“We have crew people who’re attorneys and doctors in it for the adventure and adrenaline.”
You’ll see signs of it in mid-summer, and sometimes late in the fall. Then again, you might see it in the spring. It depends on the year and the cause. It depends on the rains and the winds and the spark. To me, it represents destruction and glorious rebirth, and another kind of western hero: the firefighter who rides to the rescue just as surely as the lone, righteous cowboy.
I’m talking about smoke.
Once or twice a year, it teases the nose and worries the eyes, and if its source is close by — say, within miles of your home, near enough to watch trees crowning in the dark — and the fire is big and it lingers, then the sky drains of its vivid blue and the daylight becomes an eerie yellow.
Wildfire happens in Montana, in the mountains and the plains.

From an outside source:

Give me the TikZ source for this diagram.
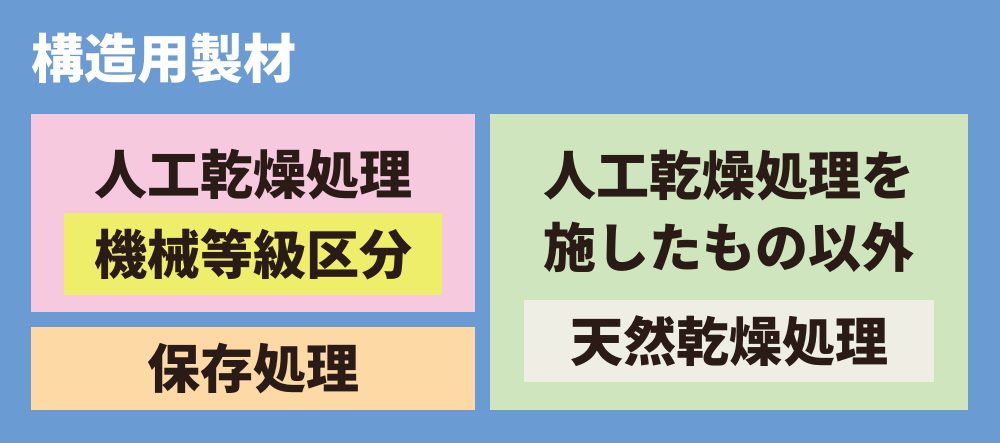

If it didn’t, we all would be the poorer.
Lewis and Clark and their Corp of Discovery traveled through smoky environs when they visited the Big Sky State 200 years ago. Many early explorers mentioned Montana’s hazy skies in journals and letters home. Some of this smoke came from lightning fires: a thunderstorm can produce thousands of bolts, each with the power of an atomic bomb. But a good share came from aboriginal burning. Together, these two fire sources have been shaping the landscape of the Northern Rockies since time immemorial.
Arizona State University Professor Stephen Pyne describes the history of fire and humans as being inextricably intertwined, “like the strands of DNA.” He notes that we’re the only species able to manipulate fire and that, similar to other species with an advantage, “we’ve used fire to reshape our environment.”
Pyne posits that the Great Fires of 1910 are key to understanding America’s experiment with fire exclusion. The US Forest Service (USFS) was barely five years old when a series of conflagrations in Montana and Idaho claimed 87 lives (most of them firefighters), five towns, and three million acres of forest (much of it prized white pine) on August 20-21.